Source records
________

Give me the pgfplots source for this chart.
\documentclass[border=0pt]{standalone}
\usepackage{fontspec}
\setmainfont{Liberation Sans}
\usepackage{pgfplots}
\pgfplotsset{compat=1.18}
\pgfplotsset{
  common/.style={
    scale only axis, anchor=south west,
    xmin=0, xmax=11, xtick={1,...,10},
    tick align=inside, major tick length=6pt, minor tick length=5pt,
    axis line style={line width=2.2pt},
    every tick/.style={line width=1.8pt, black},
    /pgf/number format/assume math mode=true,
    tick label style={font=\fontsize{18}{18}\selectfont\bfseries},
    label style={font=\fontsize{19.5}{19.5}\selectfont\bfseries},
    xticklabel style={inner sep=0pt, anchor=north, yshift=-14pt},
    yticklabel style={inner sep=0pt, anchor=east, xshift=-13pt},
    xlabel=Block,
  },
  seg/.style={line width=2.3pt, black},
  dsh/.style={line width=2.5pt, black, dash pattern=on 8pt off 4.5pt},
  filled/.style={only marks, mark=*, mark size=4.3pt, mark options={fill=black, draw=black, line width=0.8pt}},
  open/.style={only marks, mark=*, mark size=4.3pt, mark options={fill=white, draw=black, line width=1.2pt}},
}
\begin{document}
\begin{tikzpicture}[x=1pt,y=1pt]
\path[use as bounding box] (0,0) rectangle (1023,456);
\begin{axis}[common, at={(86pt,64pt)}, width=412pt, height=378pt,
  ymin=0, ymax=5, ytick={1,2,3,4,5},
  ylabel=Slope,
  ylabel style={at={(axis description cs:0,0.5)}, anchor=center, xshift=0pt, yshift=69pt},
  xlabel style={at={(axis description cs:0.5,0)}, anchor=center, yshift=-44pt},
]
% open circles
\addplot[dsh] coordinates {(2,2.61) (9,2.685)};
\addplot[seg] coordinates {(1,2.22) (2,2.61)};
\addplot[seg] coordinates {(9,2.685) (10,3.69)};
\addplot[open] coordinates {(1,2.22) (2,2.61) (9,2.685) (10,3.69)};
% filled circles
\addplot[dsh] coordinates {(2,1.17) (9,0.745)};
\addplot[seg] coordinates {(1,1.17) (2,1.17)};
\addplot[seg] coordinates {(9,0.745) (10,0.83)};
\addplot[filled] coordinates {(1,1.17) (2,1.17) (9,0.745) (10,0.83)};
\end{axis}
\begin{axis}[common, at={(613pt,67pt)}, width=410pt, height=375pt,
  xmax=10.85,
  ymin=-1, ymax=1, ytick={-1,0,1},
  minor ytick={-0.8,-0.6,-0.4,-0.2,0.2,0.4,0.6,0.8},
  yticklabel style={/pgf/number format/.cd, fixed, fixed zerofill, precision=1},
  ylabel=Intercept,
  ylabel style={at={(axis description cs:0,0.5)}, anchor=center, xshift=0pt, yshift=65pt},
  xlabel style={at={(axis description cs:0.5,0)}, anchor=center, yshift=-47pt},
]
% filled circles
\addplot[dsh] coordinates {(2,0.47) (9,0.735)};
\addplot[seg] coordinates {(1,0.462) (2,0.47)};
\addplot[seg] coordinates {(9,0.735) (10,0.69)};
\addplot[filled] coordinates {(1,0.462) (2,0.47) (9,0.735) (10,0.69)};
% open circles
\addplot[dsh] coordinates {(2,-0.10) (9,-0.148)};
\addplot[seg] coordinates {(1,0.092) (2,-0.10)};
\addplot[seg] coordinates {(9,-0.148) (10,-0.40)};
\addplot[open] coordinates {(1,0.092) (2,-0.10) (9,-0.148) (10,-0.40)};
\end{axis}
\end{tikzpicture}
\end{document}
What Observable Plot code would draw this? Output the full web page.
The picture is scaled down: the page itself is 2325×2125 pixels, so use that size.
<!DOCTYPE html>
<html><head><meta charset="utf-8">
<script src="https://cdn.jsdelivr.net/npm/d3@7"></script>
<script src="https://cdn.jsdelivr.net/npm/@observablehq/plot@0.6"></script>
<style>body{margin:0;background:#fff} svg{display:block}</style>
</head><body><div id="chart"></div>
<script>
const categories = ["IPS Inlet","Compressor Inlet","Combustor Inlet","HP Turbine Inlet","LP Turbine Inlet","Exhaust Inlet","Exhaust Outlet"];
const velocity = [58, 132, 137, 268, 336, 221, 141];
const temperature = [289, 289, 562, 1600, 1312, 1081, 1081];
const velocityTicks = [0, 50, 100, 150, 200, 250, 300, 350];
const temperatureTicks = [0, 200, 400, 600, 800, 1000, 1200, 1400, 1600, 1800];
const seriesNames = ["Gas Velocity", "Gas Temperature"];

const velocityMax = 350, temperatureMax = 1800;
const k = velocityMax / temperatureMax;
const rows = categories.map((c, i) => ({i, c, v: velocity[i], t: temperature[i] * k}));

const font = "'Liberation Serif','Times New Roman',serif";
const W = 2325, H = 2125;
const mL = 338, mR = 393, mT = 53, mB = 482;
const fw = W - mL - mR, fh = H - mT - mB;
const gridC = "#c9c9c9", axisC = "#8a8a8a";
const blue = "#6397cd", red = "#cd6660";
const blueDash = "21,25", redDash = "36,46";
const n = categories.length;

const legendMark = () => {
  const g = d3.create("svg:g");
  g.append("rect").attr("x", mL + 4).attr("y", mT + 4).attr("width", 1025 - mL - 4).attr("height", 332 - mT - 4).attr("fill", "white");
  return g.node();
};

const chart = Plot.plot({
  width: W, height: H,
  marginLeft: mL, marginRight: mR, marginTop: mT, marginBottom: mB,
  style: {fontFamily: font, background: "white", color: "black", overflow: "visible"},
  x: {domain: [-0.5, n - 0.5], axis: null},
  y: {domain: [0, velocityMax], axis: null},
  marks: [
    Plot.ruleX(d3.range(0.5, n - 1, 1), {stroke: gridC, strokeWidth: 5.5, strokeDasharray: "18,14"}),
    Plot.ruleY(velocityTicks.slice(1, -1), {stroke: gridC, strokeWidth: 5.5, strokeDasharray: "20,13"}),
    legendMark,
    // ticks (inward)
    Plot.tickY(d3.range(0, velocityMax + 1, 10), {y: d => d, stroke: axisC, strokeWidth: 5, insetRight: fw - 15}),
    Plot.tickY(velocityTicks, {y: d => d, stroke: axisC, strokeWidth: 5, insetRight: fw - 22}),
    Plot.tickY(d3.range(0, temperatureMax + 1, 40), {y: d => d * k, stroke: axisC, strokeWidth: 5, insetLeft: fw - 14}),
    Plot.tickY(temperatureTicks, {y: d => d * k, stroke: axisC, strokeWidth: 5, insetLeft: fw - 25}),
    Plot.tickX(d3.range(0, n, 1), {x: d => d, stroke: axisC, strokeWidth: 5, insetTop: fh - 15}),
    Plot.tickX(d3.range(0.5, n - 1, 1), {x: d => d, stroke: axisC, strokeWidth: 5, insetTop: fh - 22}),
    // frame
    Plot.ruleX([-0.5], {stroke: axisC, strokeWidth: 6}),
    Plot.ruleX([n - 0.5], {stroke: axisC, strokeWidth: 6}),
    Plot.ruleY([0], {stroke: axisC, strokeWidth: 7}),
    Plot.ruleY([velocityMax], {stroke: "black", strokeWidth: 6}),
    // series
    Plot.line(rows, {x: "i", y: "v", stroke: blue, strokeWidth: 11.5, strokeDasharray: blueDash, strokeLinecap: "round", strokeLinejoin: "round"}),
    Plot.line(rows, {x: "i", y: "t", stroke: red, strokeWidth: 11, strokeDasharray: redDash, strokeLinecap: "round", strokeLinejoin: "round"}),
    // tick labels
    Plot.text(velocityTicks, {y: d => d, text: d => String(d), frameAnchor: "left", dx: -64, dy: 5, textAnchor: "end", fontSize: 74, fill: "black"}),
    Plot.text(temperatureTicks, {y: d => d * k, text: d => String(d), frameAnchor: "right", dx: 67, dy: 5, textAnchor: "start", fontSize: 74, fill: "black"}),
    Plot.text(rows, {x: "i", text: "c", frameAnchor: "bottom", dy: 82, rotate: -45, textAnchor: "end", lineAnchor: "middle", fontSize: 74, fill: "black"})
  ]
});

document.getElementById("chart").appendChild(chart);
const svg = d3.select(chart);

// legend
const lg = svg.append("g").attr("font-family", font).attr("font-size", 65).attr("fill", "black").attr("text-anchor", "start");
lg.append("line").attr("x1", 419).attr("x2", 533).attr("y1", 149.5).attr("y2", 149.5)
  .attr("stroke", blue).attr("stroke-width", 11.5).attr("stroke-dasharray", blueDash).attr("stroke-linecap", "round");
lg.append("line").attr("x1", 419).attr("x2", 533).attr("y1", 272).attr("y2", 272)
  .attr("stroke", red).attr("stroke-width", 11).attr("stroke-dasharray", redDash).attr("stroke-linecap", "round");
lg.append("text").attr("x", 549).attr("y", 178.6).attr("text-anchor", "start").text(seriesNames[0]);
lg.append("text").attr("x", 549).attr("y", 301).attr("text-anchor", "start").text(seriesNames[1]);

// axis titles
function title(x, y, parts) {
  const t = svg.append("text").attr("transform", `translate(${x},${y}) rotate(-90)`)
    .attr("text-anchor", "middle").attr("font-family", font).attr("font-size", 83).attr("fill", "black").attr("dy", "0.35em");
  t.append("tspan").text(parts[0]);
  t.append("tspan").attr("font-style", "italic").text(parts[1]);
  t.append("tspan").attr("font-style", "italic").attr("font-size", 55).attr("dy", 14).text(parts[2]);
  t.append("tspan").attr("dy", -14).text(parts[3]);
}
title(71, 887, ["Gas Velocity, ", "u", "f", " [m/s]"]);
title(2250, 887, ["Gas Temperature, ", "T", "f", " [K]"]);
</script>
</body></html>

________

Goal: Above are records; repeat only the lines starting at the line with "What Observable Plot" and ending at the line with "const rows = categories.map((c, i)", exactly as they appear, both included.

Task answer:
What Observable Plot code would draw this? Output the full web page.
The picture is scaled down: the page itself is 2325×2125 pixels, so use that size.
<!DOCTYPE html>
<html><head><meta charset="utf-8">
<script src="https://cdn.jsdelivr.net/npm/d3@7"></script>
<script src="https://cdn.jsdelivr.net/npm/@observablehq/plot@0.6"></script>
<style>body{margin:0;background:#fff} svg{display:block}</style>
</head><body><div id="chart"></div>
<script>
const categories = ["IPS Inlet","Compressor Inlet","Combustor Inlet","HP Turbine Inlet","LP Turbine Inlet","Exhaust Inlet","Exhaust Outlet"];
const velocity = [58, 132, 137, 268, 336, 221, 141];
const temperature = [289, 289, 562, 1600, 1312, 1081, 1081];
const velocityTicks = [0, 50, 100, 150, 200, 250, 300, 350];
const temperatureTicks = [0, 200, 400, 600, 800, 1000, 1200, 1400, 1600, 1800];
const seriesNames = ["Gas Velocity", "Gas Temperature"];

const velocityMax = 350, temperatureMax = 1800;
const k = velocityMax / temperatureMax;
const rows = categories.map((c, i) => ({i, c, v: velocity[i], t: temperature[i] * k}));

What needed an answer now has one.